English colonial settlement in Virginia

Smith's Hundred or Smythe's Hundred was a colonial English settlement in the Province of Virginia, in the modern United States of America. It was one of the original James River plantations named after the treasurer of the Virginia Company, Sir Thomas Smythe. It was settled by the English in 1617 and after 1620, was known as Southampton Hundred in honor of the Earl of Southampton. The site was originally home to a village of the Paspahegh Indians. They were located along the north bank of James River.

Smith's Hundred was located eight miles above the English fort at Jamestown and extended from Weyanoke Hundred to the south bank of Chickahominy River on the north bank of James River.

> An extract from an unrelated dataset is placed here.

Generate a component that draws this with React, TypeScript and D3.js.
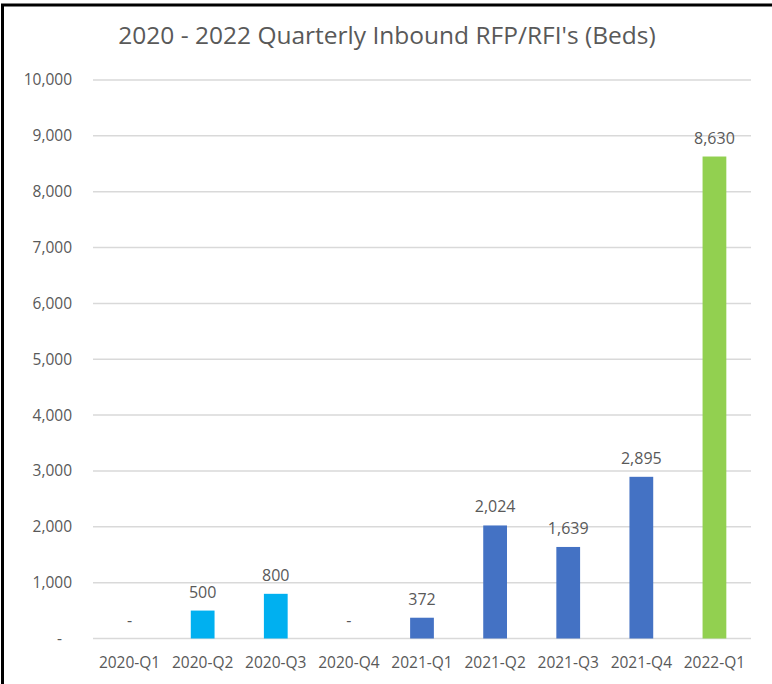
import React from "react";
import * as d3 from "d3";

const categories = ["2020-Q1", "2020-Q2", "2020-Q3", "2020-Q4", "2021-Q1", "2021-Q2", "2021-Q3", "2021-Q4", "2022-Q1"];
const values = [0, 500, 800, 0, 372, 2024, 1639, 2895, 8630];
const barColors = ["#00B0F0", "#00B0F0", "#00B0F0", "#00B0F0", "#4472C4", "#4472C4", "#4472C4", "#4472C4", "#92D050"];
const yTicks = [0, 1000, 2000, 3000, 4000, 5000, 6000, 7000, 8000, 9000, 10000];
const title = "2020 - 2022 Quarterly Inbound RFP/RFI's (Beds)";

const W = 772;
const H = 684;
const FONT = "'Open Sans', 'Noto Sans', sans-serif";
const TEXT = "#595959";

export default function App() {
  const left = 93;
  const right = 751;
  const top = 80;
  const bottom = 638.5;

  const x = d3.scaleBand<string>().domain(categories).range([left, right]).paddingInner(0.675).paddingOuter(0.3375);
  const y = d3.scaleLinear().domain([0, 10000]).range([bottom, top]);
  const fmt = (v: number) => (v === 0 ? "-" : d3.format(",")(v));

  return (
    <svg width={W} height={H} style={{ position: "absolute", left: 0, top: 0, background: "#fff" }}>
      <rect x={0} y={0} width={W} height={H} fill="#fff" />
      <line x1={2.5} x2={2.5} y1={4} y2={H} stroke="#000" strokeWidth={3} />
      <line x1={1} x2={W} y1={5} y2={5} stroke="#000" strokeWidth={3} />
      <text x={387} y={44} textAnchor="middle" fill={TEXT} fontFamily={FONT} fontSize={24.5}>
        {title}
      </text>
      {yTicks.map((t) => (
        <g key={t}>
          <line x1={left} x2={right} y1={y(t)} y2={y(t)} stroke="#D9D9D9" strokeWidth={1.5} />
          <text
            x={t === 0 ? 62 : 72}
            y={y(t)}
            dy="0.35em"
            textAnchor="end"
            fill={TEXT}
            fontFamily={FONT}
            fontSize={15.5}
          >
            {fmt(t)}
          </text>
        </g>
      ))}
      {categories.map((c, i) => (
        <g key={c}>
          {values[i] > 0 && (
            <rect x={x(c)} y={y(values[i])} width={x.bandwidth()} height={y(0) - y(values[i])} fill={barColors[i]} />
          )}
          <text
            x={(x(c) as number) + x.bandwidth() / 2}
            y={y(values[i]) - 13}
            textAnchor="middle"
            fill={TEXT}
            fontFamily={FONT}
            fontSize={16}
          >
            {fmt(values[i])}
          </text>
          <text
            x={(x(c) as number) + x.bandwidth() / 2}
            y={668}
            textAnchor="middle"
            fill={TEXT}
            fontFamily={FONT}
            fontSize={15.5}
          >
            {c}
          </text>
        </g>
      ))}
    </svg>
  );
}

The settlement was abandoned after the Powhatan Uprising of 1622. The area is now called Sandy Point in Charles City County, Virginia.

The first General Assembly (which became the House of Burgesses) in 1619 included two representatives for Smythe's Hundred Plantation: Captain Thomas Graves and Walter Shelley.

==Communion silver==
St. Mary's Church was established in Smith's Hundred in 1618 in part with £200 bequeathed by Mrs. Mary Robinson, of St. Olave Parish in London, to educate the "poore[sic] people" (i.e. Powhatan Indians) in Christianity. Along with others who contributed to the church was an unknown person who gave a set of Communion Silver (Hallmark: London 1617/1618). When the church was abandoned during the Uprising of 1622, the communion silver was taken to Jamestown. It was held by Sir George Yeardley, Governor of the Colony of Virginia.

After his death, the Jamestown court in 1628 had William Claiborne, land surveyor for the Colony, inventory the items from Smith's Hundred. It is believed he had the silver given to the St. John's Episcopal Church, the second Church in the relocated, renamed settlement (then called Elizabeth City). This silver comprises the oldest church artifacts in continuous use from the colonial period in the United States. These items are preserved and used on special occasions at St. John's, now located in Hampton, Virginia.